Sistem pendidikan yang diterapkan di Indonesia pada waktu itu pun terdapat dua kelas, kelas satu diperuntukan bagi orang-orang golongan atas dan kelas dua diperuntukan bagi masyarakat pribumi biasa. Selain membuka sekolah dasar, Belanda juga membuka lembaga bahasa Belanda yang lebih menerima semua golongan orang pribumi yang ingin belajar bahasa Belanda, setelah lulus dari lembaga bahasa Belanda ini masyarakat pribumi akan di arahkan untuk melanjutkan sekolahnya di OSVIA dan STOVIA. OSVIA yang merupakan sekolah kedokteran bumiputera dan STOVIA merupakan sekolah pegawai bumiputera pada awalnya adalah sekolah kelas satu yang diperuntukan bagi orang-orang golongan atas, akan tetapi pada tahun 1907 sekolah ini merubah sistem pendidikannya menjadi sekolah bahasa Belanda dengan masa pendidikan 5 tahun dan juga terbuka bagi masyarakat pribumi golongan atas.

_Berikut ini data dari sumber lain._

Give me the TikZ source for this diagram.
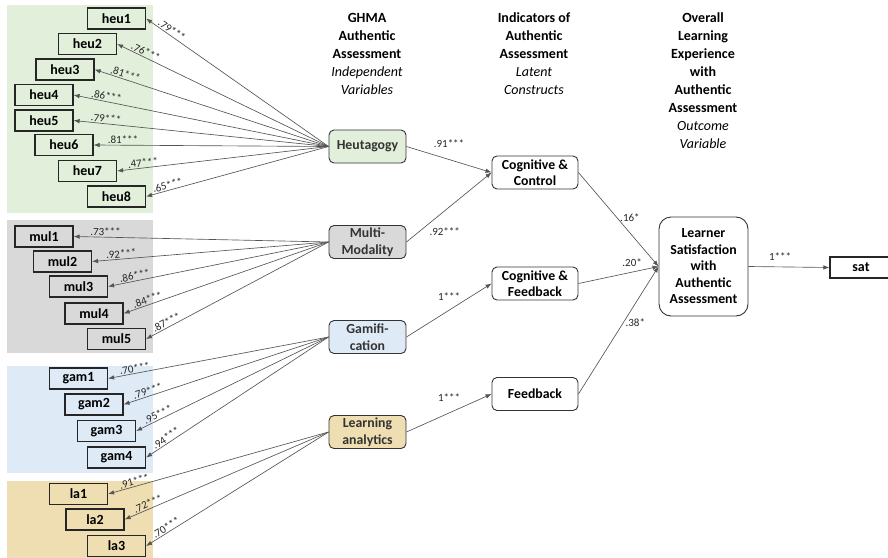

Dengan dibukanya sekolah-sekolah Belanda di Indonesia, masyarakat pribumi pada saat itu memiliki kesempatan untuk mendapatkan pelajaran bahasa Belanda dan juga ilmu pengetahuan lainnya. Tetapi dengan banyaknya di bangun sekolah-sekolah Belanda di Indonesia, masyarakat pribumi sendiri masih sering di persulit untuk bersekolah, karena pada saat itu status sosial seseorang masih menjadi suatu hal yang sangat di perhatikan. Orang-orang pribumi yang pada saat itu berstatus sosial rendah, tidak dapat bersanding atau berada sejajar dengan pelajar-pelajar dari golongan atas dan bangsawan yang dengan mudah melanjutkan jenjang pendidikan selanjutnya.
Pada tahun 1914, Belanda merubah sekolah golongan satu yang diperuntukan untuk orang-orang golongan atas menjadi Hollandsche School atau HIS. Cara pengajaran di HIS menggunakan bahasa Belanda sebagai bahasa pengantar, namun siswa-siswa yang telah lulus dari HIS akan di arahkan ke sekolah lanjutan milik Belada. HIS ini sendiri masih di peruntukan untuk masyarakat pribumi dengan status sosial tinggi seperti anak-anak dari priyayi, karena untuk dapat bersekolah di HIS harus memenuhi syarat mengenai penghasilan terendah dari orang tua siswa.